É fácil perceber que o programa é um reflexo da sociedade. Mas as propostas do BBB21 levam essas relações a níveis extremos do contato pessoal. No mundo real, se você comete algum erro ou está descontente com uma pessoa, dificilmente você irá se manter perto dela. Mais difícil ainda é você ser julgado pelo país todo por conta de uma atitude errada A amplificação das situações cotidianas consegue somente criar o caos.
O sofrimento é a arma do negócio
Já dizia George Orwell no próprio 1984: Poder é infligir dor e humilhação. Poder é estraçalhar a mente humana e depois juntar outra vez os pedaços, dando-lhes a forma que você quiser.
A frase impactante espelha perfeitamente o resultado desses programas. Os participantes entram com medo de se mostrarem e serem julgados por suas atitudes e personalidades, e, quando se abrem para o jogo diante de várias câmeras e telespectadores, entregam na mão do público a aprovação social em troca de dinheiro e um pouco mais de fama.
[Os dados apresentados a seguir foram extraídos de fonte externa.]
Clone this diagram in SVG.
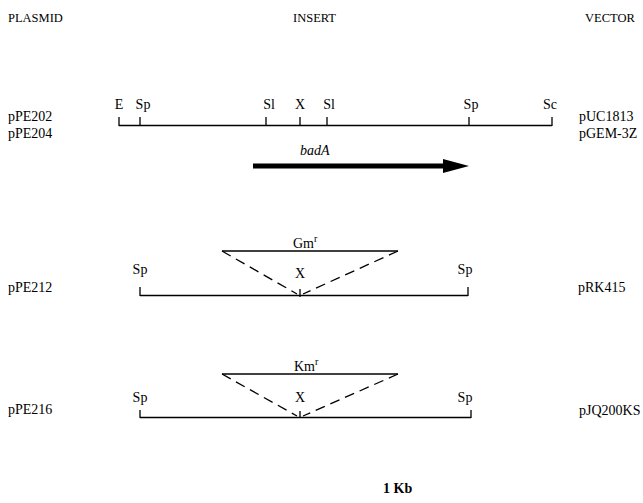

Os reality shows projetam no público a oportunidade de afligir e julgar o outro sem risco de contradições. Afinal, o participante entrou ali para ser observado, não é mesmo?
Esse elemento de sofrimento é a grande justificativa para o sucesso do programa. De acordo com Lia, o livro Rituais de sofrimento, da professora Silvia Viana, explora este aspecto com muitos detalhes.
A cientista ainda comenta que o tema sofrimento é amplo, “Eu associaria a ideia de sofrimento ao tema mais amplo da servidão voluntária. Sabemos que tem gente sofrendo naquele jogo; estamos, como trabalhadores, sofrendo situações semelhantes em muitas ocasiões sem a atenção, o glamour e a possibilidade de prêmio no final; e em nosso tempo livre “escolhemos” ver o sofrimento do programa”.
A identificação inconsciente do público com os participantes é a receita de sucesso para o programa. Os reflexos sociais estão presentes na casa e, se olharmos bem, podemos ver cada movimento social que se propaga aqui fora lá dentro.
Por termos a liberdade de eliminar e escolher quem fica, a sensação de poder é tão grande que nos impede de perceber como tudo o que ocorre em um programa desse porte é um espelho do que vivenciamos aqui fora.
O olhar de crítica é amplificado com as redes sociais, e é possível enxergar pontos positivos com esse formato televisivo. Mas de que adianta visualizarmos erros e condutas impróprias e punir o participante com a eliminação se o olhar crítico não se volta para nós mesmos?
Como seria se, diariamente, fossemos acompanhados por câmeras, colocados em situações semelhantes e abertos a julgamentos?
Você estaria disposto a atirar a primeira pedra por 1,5 milhões de reais?